Dari penjelasan tersebut, dapat diambil kesimpulan bahwa beauty privilege memang benar adanya. Sebagai informasi, halo effect menyiratkan bahwa seseorang secara tidak sadar menilai orang lain secara menyeluruh hanya dari penampilannya.  Dengan fakta-fakta ini, kita tahu bahwa secara alamiah, seseorang lebih tertarik pada orang lain dilihat dari kecantikan fisiknya. Ini berimplikasi pada ketidakadilan yang dialami oleh banyak orang yang terlahir dengan wajah biasa saja atau wajah yang dianggap kurang menarik oleh masyarakat.

Beauty privilege menjadi bentuk implementasi lookism berupa diskriminasi penampilan, baik laki-laki maupun perempuan yang tidak memenuhi standar kecantikan yang ditetapkan oleh masyarakat. Meskipun beauty privilege tidak mengarah pada suku, ras, atau golongan tertentu, namun nyatanya beauty privilege menyebabkan timbulnya stereotip dan bias.

Fenomena ini dapat terjadi dalam berbagai bidang, seperti pada bidang pendidikan di sekolah maupun di kampus, dalam bidang komersial, dan dalam bidang pekerjaan. Contoh nyatanya yaitu lowongan kerja dengan kriteria penampilan menarik. Biasanya kriteria tersebut dibutuhkan untuk posisi frontliner yaitu karyawan yang berinteraksi langsung dengan pelanggan seperti resepsionis, teller, customer service, pramugari, pramuniaga, dan lainnya. Namun, jika hal ini diterapkan pada semua profesi atau pekerjaan, maka tentu akan menjadi sebuah bentuk diskriminasi pada seseorang yang memiliki potensi dan kecerdasan. Sebuah perusahaan seharusnya mengutamakan kualifikasi para pekerjanya dibandingkan penampilan fisiknya.

Orang yang good looking tidak hanya mendapatkan dampak positifnya saja, mereka juga mendapatkan dampak negatif. Salah satu dampak negatifnya yaitu, orang yang cantik atau ganteng cenderung mendapatkan ekspektasi lebih tinggi dari lingkungan sekitarnya dan akhirnya beauty privilege ini membentuk pandangan yang tidak sehat terhadap fisik yang membuat seseorang akan dihantui pemikirannya bahwa fisiknya adalah aspek terpenting dalam hidupnya.
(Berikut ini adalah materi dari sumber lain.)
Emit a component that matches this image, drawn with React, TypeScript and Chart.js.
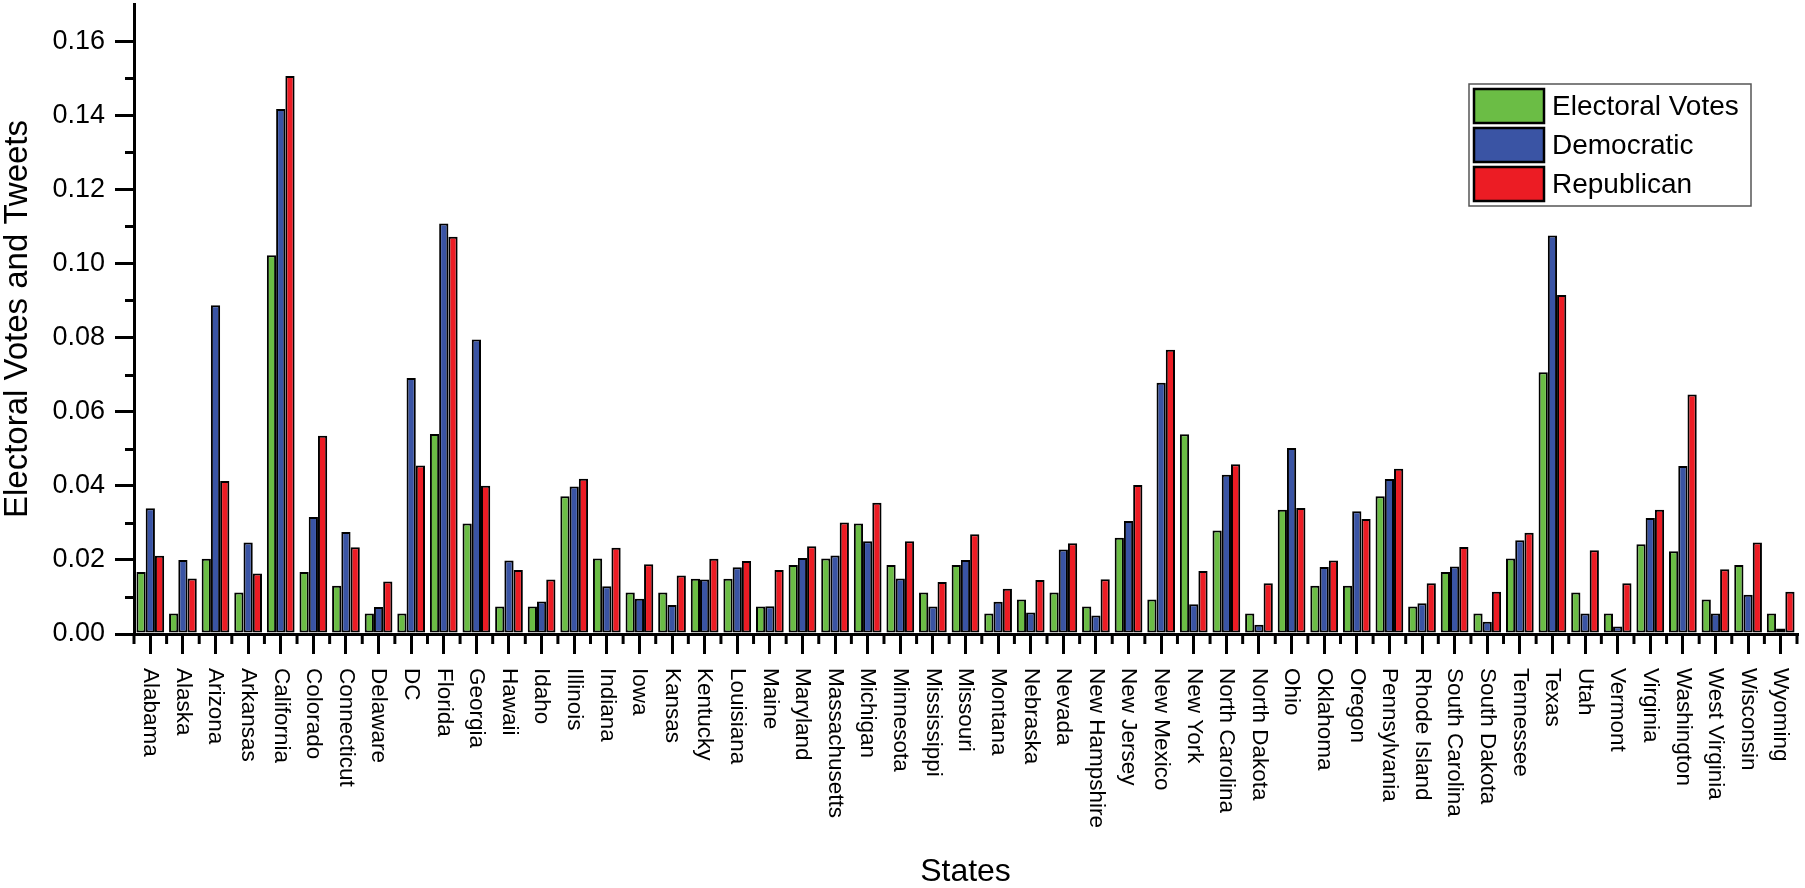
import React, { useEffect, useRef } from "react";
import { Chart, registerables } from "chart.js";

Chart.register(...registerables);

const states = [
  "Alabama", "Alaska", "Arizona", "Arkansas", "California", "Colorado", "Connecticut", "Delaware", "DC", "Florida",
  "Georgia", "Hawaii", "Idaho", "Illinois", "Indiana", "Iowa", "Kansas", "Kentucky", "Louisiana", "Maine",
  "Maryland", "Massachusetts", "Michigan", "Minnesota", "Mississippi", "Missouri", "Montana", "Nebraska", "Nevada", "New Hampshire",
  "New Jersey", "New Mexico", "New York", "North Carolina", "North Dakota", "Ohio", "Oklahoma", "Oregon", "Pennsylvania", "Rhode Island",
  "South Carolina", "South Dakota", "Tennessee", "Texas", "Utah", "Vermont", "Virginia", "Washington", "West Virginia", "Wisconsin",
  "Wyoming",
];

const electoralVotes = [
  0.0167, 0.0055, 0.0203, 0.0112, 0.1022, 0.0167, 0.0130, 0.0055, 0.0055, 0.0540,
  0.0298, 0.0074, 0.0074, 0.0372, 0.0204, 0.0112, 0.0112, 0.0149, 0.0149, 0.0074,
  0.0186, 0.0204, 0.0298, 0.0186, 0.0112, 0.0186, 0.0055, 0.0093, 0.0112, 0.0074,
  0.0260, 0.0093, 0.0539, 0.0279, 0.0055, 0.0335, 0.0130, 0.0130, 0.0372, 0.0074,
  0.0167, 0.0055, 0.0204, 0.0706, 0.0112, 0.0055, 0.0242, 0.0223, 0.0093, 0.0186,
  0.0055,
];

const democratic = [
  0.0339, 0.0200, 0.0887, 0.0247, 0.1417, 0.0316, 0.0275, 0.0073, 0.0691, 0.1108,
  0.0795, 0.0198, 0.0088, 0.0398, 0.0129, 0.0095, 0.0078, 0.0147, 0.0180, 0.0075,
  0.0205, 0.0212, 0.0250, 0.0150, 0.0074, 0.0200, 0.0087, 0.0058, 0.0228, 0.0050,
  0.0305, 0.0678, 0.0080, 0.0430, 0.0025, 0.0502, 0.0181, 0.0331, 0.0418, 0.0083,
  0.0182, 0.0033, 0.0253, 0.1075, 0.0055, 0.0020, 0.0313, 0.0453, 0.0055, 0.0106,
  0.0015,
];

const republican = [
  0.0211, 0.0150, 0.0413, 0.0163, 0.1506, 0.0535, 0.0234, 0.0142, 0.0455, 0.1072,
  0.0400, 0.0173, 0.0147, 0.0419, 0.0233, 0.0188, 0.0158, 0.0203, 0.0197, 0.0173,
  0.0237, 0.0301, 0.0354, 0.0250, 0.0140, 0.0269, 0.0122, 0.0146, 0.0245, 0.0148,
  0.0402, 0.0767, 0.0170, 0.0458, 0.0137, 0.0340, 0.0198, 0.0310, 0.0446, 0.0137,
  0.0235, 0.0114, 0.0273, 0.0915, 0.0226, 0.0137, 0.0335, 0.0646, 0.0175, 0.0247,
  0.0114,
];

const seriesNames = ["Electoral Votes", "Democratic", "Republican"];
const seriesColors = ["#6bbd45", "#3a54a4", "#ec1c24"];

const yMax = 0.17;
const yStep = 0.02;
const yMinorValues = [0.01, 0.03, 0.05, 0.07, 0.09, 0.11, 0.13, 0.15];

const FONT = "'Liberation Sans', Arial, Helvetica, sans-serif";

const decorPlugin = {
  id: "decor",
  afterDraw(chart: any) {
    const ctx = chart.ctx as CanvasRenderingContext2D;
    const xs = chart.scales.x;
    const ys = chart.scales.y;
    const area = chart.chartArea;
    ctx.save();
    ctx.strokeStyle = "#000";
    ctx.lineCap = "butt";
    ctx.lineWidth = 3;
    // y minor ticks
    for (const v of yMinorValues) {
      const py = Math.round(ys.getPixelForValue(v)) + 0.5;
      ctx.beginPath();
      ctx.moveTo(area.left - 9, py);
      ctx.lineTo(area.left, py);
      ctx.stroke();
    }
    // x minor ticks at category boundaries
    const labels = chart.data.labels as string[];
    for (let i = 0; i <= labels.length; i++) {
      const px = xs.getPixelForValue(i - 0.5);
      ctx.beginPath();
      ctx.moveTo(px, area.bottom);
      ctx.lineTo(px, area.bottom + 10);
      ctx.stroke();
    }
    // rotated category labels (reading top to bottom)
    ctx.fillStyle = "#000";
    ctx.font = `22.5px ${FONT}`;
    ctx.textAlign = "left";
    ctx.textBaseline = "middle";
    labels.forEach((lab, i) => {
      const px = xs.getPixelForTick(i);
      ctx.save();
      ctx.translate(px, area.bottom + 34);
      ctx.rotate(Math.PI / 2);
      ctx.fillText(lab, 0, 0);
      ctx.restore();
    });
    // legend
    const boxL = area.right - 328;
    const boxT = area.top + 80;
    const boxW = 282;
    const boxH = 122;
    ctx.fillStyle = "#fff";
    ctx.fillRect(boxL, boxT, boxW, boxH);
    ctx.strokeStyle = "#555";
    ctx.lineWidth = 1.5;
    ctx.strokeRect(boxL, boxT, boxW, boxH);
    chart.data.datasets.forEach((ds: any, i: number) => {
      const sy = boxT + 5 + i * 39;
      ctx.fillStyle = ds.backgroundColor;
      ctx.fillRect(boxL + 5, sy, 70, 34);
      ctx.strokeStyle = "#000";
      ctx.lineWidth = 2.5;
      ctx.strokeRect(boxL + 5, sy, 70, 34);
      ctx.fillStyle = "#000";
      ctx.font = `28px ${FONT}`;
      ctx.textAlign = "left";
      ctx.textBaseline = "middle";
      ctx.fillText(ds.label, boxL + 83, sy + 18);
    });
    ctx.restore();
  },
};

export default function App() {
  const canvasRef = useRef<HTMLCanvasElement | null>(null);

  useEffect(() => {
    document.body.style.margin = "0";
    const canvas = canvasRef.current;
    if (!canvas) return;
    const values = [electoralVotes, democratic, republican];
    const chart = new Chart(canvas, {
      type: "bar",
      data: {
        labels: states,
        datasets: seriesNames.map((name, i) => ({
          label: name,
          data: values[i],
          backgroundColor: seriesColors[i],
          borderColor: "#000",
          borderWidth: 2,
          borderSkipped: false,
          categoryPercentage: 0.85,
          barPercentage: 1.0,
        })),
      },
      options: {
        animation: false,
        responsive: false,
        devicePixelRatio: 1,
        layout: { padding: { top: 4, right: 8, left: 0, bottom: 0 } },
        plugins: {
          legend: { display: false },
          tooltip: { enabled: false },
        },
        scales: {
          x: {
            offset: true,
            grid: {
              offset: false,
              drawOnChartArea: false,
              drawTicks: true,
              tickLength: 20,
              tickWidth: 3,
              tickColor: "#000",
              lineWidth: 3,
              color: "#000",
            },
            border: { display: true, color: "#000", width: 3 },
            ticks: {
              autoSkip: false,
              minRotation: 90,
              maxRotation: 90,
              color: "rgba(0,0,0,0)",
              font: { family: FONT, size: 22 },
            },
            title: {
              display: true,
              text: "States",
              color: "#000",
              font: { family: FONT, size: 32, lineHeight: 1 },
              padding: { top: 0, bottom: 0 },
            },
            afterFit(s: any) {
              s.height = 254;
              s.paddingLeft = 0;
              s.paddingRight = 0;
            },
          },
          y: {
            min: 0,
            max: yMax,
            grid: {
              drawOnChartArea: false,
              drawTicks: true,
              tickLength: 19,
              tickWidth: 3,
              tickColor: "#000",
              lineWidth: 3,
              color: "#000",
            },
            border: { display: true, color: "#000", width: 3 },
            ticks: {
              stepSize: yStep,
              includeBounds: false,
              padding: 10,
              color: "#000",
              font: { family: FONT, size: 27 },
              callback: (v: any) => Number(v).toFixed(2),
            },
            title: {
              display: true,
              text: "Electoral Votes and Tweets",
              color: "#000",
              font: { family: FONT, size: 33, lineHeight: 1 },
              padding: { top: 1, bottom: 0 },
            },
            afterFit(s: any) {
              s.width = 134;
              s.paddingTop = 0;
              s.paddingBottom = 0;
            },
          },
        },
      },
      plugins: [decorPlugin],
    });
    return () => chart.destroy();
  }, []);

  return (
    <div style={{ position: "fixed", left: 0, top: 0, width: 1805, height: 888, background: "#fff" }}>
      <canvas ref={canvasRef} width={1805} height={888} style={{ display: "block" }} />
    </div>
  );
}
Sehingga kehidupan mereka tidak akan sebebas orang yang tidak memiliki privilege ini dan harus berusaha dan bekerja keras untuk memenuhi ekspektasi orang lain terhadap mereka.

Bagi kalian yang tidak memiliki beauty privilege, jangan pernah takut dan insecure, cukup tunjukkan kemampuan terbaik yang kalian miliki dan gali lagi potensi yang ada dalam diri kalian. Ini saatnya mengurangi pandangan tentang standar beauty privilege dan harus bisa menghargai segala jenis fisik diri sendiri dan orang lain karena semua itu sudah ketetapan dari Tuhan. Perlu diingat juga bahwa penampilan bukan segalanya.“Beauty starts in your head, not in your mirror.”- Joubert Botha.